Hadley Whickham wrote a famous paper (for a certain definition of famous) about the importance of tidy data when doing data analysis. I want to talk a bit about that, using an example from a StackOverflow post, with a solution using pandas. The principles of tidy data aren't language specific.

A tidy dataset must satisfy three criteria1:

  1. Each variable forms a column.
  2. Each observation forms a row.
  3. Each type of observational unit forms a table.

In this StackOverflow post, the asker had some data NBA games, and wanted to know the number of days since a team last played. Here's the example data:

import datetime

import pandas as pd

df = pd.DataFrame({'HomeTeam': ['HOU', 'CHI', 'DAL', 'HOU'],
                   'AwayTeam' : ['CHI', 'DAL', 'CHI', 'DAL'],
                   'HomeGameNum': [1, 2, 2, 2],
                   'AwayGameNum' : [1, 1, 3, 3],
                   'Date' : [datetime.date(2014,3,11), datetime.date(2014,3,12),
                             datetime.date(2014,3,14), datetime.date(2014,3,15)]})
AwayGameNum AwayTeam Date HomeGameNum HomeTeam
0 1 CHI 2014-03-11 1 HOU
1 1 DAL 2014-03-12 2 CHI
2 3 CHI 2014-03-14 2 DAL
3 3 DAL 2014-03-15 2 HOU

I want to focus on the second of the three criteria: Each observation forms a row. Realize that the structure your dataset should take reflects the question you're trying to answer. For the SO question, we want to answer "How many days has it been since this team's last game?" Given this context what is an observation?

We'll define an observation as a team playing on a day. Does the original dataset in df satisfy the criteria for tidy data? No, it doesn't since each row contains 2 observations, one for the home team and one for the away team.

Let's tidy up the dataset, using the melt function taken from R's reshape package (also via Hadley Wickham).

df['Date'] = pd.to_datetime(df.Date)
tidy = (df.reset_index()
          .pipe(pd.melt, id_vars=['game_number', 'Date'],
                value_vars=['AwayTeam', 'HomeTeam'])
game_number Date variable value
0 0 2014-03-11 AwayTeam CHI
4 0 2014-03-11 HomeTeam HOU
1 1 2014-03-12 AwayTeam DAL
5 1 2014-03-12 HomeTeam CHI
2 2 2014-03-14 AwayTeam CHI
6 2 2014-03-14 HomeTeam DAL
7 3 2014-03-15 HomeTeam HOU

Now we group, and apply a lambda function that calculates the days of rest between games.

tidy.groupby('value').Date.apply(lambda x: x.diff() - pd.Timedelta(days=1)).to_frame(name='rest')
0 NaT
4 NaT
1 NaT
5 0 days
2 1 days
6 1 days
3 0 days
7 3 days

I planned on comparing that one line solution to the code needed with the messy data.

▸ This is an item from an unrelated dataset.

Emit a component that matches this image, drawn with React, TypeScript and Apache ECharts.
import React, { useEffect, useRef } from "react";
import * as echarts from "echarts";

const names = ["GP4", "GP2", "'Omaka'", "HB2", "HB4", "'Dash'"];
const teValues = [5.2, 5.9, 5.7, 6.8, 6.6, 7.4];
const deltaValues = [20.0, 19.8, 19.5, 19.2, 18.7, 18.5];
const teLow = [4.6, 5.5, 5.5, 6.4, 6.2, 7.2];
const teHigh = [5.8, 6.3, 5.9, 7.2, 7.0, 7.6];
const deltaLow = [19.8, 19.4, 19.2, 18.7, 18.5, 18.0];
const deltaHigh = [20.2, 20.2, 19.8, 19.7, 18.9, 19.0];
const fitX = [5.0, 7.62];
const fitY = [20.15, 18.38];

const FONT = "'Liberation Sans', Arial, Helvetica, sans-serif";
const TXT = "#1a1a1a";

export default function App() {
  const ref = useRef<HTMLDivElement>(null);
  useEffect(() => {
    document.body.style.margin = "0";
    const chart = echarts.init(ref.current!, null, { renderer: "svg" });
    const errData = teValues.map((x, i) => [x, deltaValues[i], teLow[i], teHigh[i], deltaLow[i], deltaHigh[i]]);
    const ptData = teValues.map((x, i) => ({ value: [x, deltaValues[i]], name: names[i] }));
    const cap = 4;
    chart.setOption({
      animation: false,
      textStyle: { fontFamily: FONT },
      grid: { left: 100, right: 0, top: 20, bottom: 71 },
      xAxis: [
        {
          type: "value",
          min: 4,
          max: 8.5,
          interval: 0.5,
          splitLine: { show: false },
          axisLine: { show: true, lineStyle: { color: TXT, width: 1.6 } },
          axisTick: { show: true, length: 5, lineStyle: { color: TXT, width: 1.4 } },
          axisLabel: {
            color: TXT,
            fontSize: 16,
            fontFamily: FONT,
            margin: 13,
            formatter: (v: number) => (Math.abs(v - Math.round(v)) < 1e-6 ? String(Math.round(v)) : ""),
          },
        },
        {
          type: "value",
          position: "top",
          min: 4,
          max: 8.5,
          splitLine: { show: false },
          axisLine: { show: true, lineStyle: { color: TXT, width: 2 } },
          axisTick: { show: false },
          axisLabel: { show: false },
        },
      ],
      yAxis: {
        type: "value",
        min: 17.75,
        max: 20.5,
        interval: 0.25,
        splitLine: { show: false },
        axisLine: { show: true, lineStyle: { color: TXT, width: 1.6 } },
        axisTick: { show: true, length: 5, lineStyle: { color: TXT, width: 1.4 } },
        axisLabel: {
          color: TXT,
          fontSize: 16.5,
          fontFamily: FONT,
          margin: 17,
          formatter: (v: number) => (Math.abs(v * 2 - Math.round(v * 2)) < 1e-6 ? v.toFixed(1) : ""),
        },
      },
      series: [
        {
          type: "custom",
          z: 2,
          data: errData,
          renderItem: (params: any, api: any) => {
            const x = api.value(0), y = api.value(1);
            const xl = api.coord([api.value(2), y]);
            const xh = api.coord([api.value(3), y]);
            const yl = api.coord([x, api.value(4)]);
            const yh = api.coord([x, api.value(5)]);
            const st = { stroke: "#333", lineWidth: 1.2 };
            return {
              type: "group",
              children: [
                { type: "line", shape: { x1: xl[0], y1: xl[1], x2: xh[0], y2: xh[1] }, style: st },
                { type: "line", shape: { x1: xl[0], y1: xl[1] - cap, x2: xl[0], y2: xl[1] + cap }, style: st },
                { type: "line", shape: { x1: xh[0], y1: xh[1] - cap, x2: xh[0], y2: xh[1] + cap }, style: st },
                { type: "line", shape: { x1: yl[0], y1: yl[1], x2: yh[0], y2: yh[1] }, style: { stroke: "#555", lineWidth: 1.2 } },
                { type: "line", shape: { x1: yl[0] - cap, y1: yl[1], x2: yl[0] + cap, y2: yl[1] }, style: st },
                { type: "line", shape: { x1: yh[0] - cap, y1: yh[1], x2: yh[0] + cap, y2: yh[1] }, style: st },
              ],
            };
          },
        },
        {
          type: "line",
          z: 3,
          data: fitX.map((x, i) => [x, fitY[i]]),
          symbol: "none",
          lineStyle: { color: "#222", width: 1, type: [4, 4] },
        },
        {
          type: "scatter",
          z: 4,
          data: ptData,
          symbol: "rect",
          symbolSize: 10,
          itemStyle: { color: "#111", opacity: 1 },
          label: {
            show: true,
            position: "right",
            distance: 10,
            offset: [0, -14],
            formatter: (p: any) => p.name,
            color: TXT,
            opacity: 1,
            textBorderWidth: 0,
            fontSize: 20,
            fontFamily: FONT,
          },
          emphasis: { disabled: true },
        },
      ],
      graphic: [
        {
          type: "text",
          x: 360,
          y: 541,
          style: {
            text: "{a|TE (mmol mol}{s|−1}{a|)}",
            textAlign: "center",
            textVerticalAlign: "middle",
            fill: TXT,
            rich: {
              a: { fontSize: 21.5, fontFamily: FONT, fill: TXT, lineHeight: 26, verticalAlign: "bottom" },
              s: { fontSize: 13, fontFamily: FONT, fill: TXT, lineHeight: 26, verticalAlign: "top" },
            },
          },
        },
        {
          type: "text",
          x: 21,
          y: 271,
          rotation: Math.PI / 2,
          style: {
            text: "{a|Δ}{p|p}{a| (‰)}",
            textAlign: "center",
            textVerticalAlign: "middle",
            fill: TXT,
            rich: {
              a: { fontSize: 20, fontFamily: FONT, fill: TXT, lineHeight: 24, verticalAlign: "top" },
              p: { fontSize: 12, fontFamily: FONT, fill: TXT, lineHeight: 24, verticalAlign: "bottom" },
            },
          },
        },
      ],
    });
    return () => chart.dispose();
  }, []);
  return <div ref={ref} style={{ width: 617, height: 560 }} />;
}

But honestly, I'm having trouble writing the messy data version. You don't really have anything to group on, so you'd need to keep track of the row where you last saw this team (either in AwayTeam or HomeTeam). And then each row will have two answers, one for each team. It's certainly possible to write the necessary code, but the fact that I'm struggling so much to write the messy version is pretty good evidence for the importance of tidy data.

  1. page 4 in Whickham's paper